Bank Indonesia (BI) memperanjang kerja sama Bilateral Currency Swap Arrangement (BCSA) dengan bank sentral Australia, Reserve Bank of Australia. Kerja sama tersebut bertujuan untuk memperkuat bantalan cadangan devisa.
“Kami tak bisa semata mengandalkan kebijakan moneter atau naik turunnya suku bunga acuan,” kata Direktur Departemen Internasional BI Erwin Haryono, di Jakarta, Kamis (9/8). (Baca juga: BI Perpanjang BCSA dengan Australia Sampai 2021)
Perpanjangan perjanjian kerja sama BCSA dengan Australia tersebut terkait upaya pemerintah menjaga defisit transaksi berjalan (current account deficit / CAD). Tapi BI menegaskan, kelanjutan kemitraan bilateral ini sama sekali tidak mengindikasikan adanya krisis keuangan.

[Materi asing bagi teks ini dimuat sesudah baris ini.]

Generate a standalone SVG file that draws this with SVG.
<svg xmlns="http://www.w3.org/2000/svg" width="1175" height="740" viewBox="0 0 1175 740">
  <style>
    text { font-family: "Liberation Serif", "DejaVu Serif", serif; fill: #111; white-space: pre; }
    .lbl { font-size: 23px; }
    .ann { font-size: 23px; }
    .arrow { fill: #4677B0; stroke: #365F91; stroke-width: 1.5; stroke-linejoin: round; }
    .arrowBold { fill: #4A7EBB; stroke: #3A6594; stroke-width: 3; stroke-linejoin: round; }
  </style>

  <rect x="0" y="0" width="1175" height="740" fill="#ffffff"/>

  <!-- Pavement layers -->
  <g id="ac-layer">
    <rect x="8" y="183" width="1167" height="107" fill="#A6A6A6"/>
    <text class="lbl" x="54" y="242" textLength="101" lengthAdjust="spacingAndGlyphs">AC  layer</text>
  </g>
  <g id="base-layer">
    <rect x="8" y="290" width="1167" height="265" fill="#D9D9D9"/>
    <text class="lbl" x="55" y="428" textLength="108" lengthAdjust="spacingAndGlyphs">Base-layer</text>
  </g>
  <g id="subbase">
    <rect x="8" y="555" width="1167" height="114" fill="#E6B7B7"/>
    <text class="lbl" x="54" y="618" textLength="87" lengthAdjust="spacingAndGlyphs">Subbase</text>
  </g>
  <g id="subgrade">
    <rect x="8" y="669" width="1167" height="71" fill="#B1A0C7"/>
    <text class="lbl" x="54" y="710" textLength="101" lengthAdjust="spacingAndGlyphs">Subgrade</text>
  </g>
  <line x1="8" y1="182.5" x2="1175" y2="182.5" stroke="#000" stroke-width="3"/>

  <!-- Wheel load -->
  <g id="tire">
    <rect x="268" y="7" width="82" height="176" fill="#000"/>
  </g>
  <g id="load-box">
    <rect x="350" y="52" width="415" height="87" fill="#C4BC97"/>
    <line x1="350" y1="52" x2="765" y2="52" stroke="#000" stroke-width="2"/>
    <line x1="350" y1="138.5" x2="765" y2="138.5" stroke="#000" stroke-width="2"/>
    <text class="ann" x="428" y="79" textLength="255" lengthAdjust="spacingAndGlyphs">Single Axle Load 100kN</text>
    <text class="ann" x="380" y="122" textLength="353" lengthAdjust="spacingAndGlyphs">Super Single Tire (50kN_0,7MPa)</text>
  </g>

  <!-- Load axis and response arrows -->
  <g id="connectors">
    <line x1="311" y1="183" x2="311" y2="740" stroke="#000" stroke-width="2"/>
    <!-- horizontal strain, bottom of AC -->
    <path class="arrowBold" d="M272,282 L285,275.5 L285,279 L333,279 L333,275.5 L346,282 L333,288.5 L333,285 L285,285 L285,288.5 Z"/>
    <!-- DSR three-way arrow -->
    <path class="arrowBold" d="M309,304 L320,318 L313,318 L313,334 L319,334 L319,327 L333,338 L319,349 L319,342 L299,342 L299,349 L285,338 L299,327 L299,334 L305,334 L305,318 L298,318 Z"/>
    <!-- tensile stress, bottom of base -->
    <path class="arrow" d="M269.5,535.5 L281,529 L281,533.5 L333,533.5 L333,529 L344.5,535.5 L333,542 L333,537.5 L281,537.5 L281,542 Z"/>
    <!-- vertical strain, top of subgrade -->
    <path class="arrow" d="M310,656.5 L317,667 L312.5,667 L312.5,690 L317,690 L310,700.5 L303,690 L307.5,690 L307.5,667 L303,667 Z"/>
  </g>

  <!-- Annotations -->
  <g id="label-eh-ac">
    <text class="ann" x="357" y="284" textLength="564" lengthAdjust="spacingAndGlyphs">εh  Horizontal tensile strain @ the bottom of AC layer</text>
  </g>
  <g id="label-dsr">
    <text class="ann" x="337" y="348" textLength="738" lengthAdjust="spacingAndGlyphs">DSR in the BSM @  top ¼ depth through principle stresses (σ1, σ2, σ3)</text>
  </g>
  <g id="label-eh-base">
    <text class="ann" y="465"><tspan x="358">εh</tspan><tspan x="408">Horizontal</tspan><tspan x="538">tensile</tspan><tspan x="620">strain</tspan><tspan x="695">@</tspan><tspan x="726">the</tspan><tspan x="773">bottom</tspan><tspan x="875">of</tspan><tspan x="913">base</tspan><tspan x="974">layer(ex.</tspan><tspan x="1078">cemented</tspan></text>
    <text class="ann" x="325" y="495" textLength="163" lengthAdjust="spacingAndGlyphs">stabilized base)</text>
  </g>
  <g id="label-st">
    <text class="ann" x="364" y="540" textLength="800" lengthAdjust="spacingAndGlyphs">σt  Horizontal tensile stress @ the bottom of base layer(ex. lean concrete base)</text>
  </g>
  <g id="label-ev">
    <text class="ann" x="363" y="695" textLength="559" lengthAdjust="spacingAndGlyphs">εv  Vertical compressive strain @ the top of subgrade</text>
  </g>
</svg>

BCSA di antara Indonesia – Australia memungkinkan dilakukan swap mata uang rupiah dengan dolar Australia sebesar AUD$ 10 miliar atau setara Rp 100 triliun. Alhasil, transaksi di antara dua negara ini tidak harus menggunakan dolar Amerika Serikat.
"Dengan demikian, permintaan US dollar di pasar dapat dikurangi dan tekanan pada ketidakstabilan rupiah bisa ditekan," ujar Erwin.
Perpanjangan BCSA ini ditandatangani pada 5 Agustus 2018 dalam pertemuan gubernur bank sentral Executives Meeting of East Asia-Pacific (EMEAP) di Manila. Kerja sama BI dengan bank sentral Australia sebelumnya berakhir pada Desember 2018.
Kerja sama Indonesia dan Australia dinilai penting lantaran kinerja ekspor ke Negeri Kanguru menempati urutan tertinggi ke-11. Sementara itu, impornya berada pada peringkat ke-8. Untuk investasi, Australia duduk pada urutan kesembilan.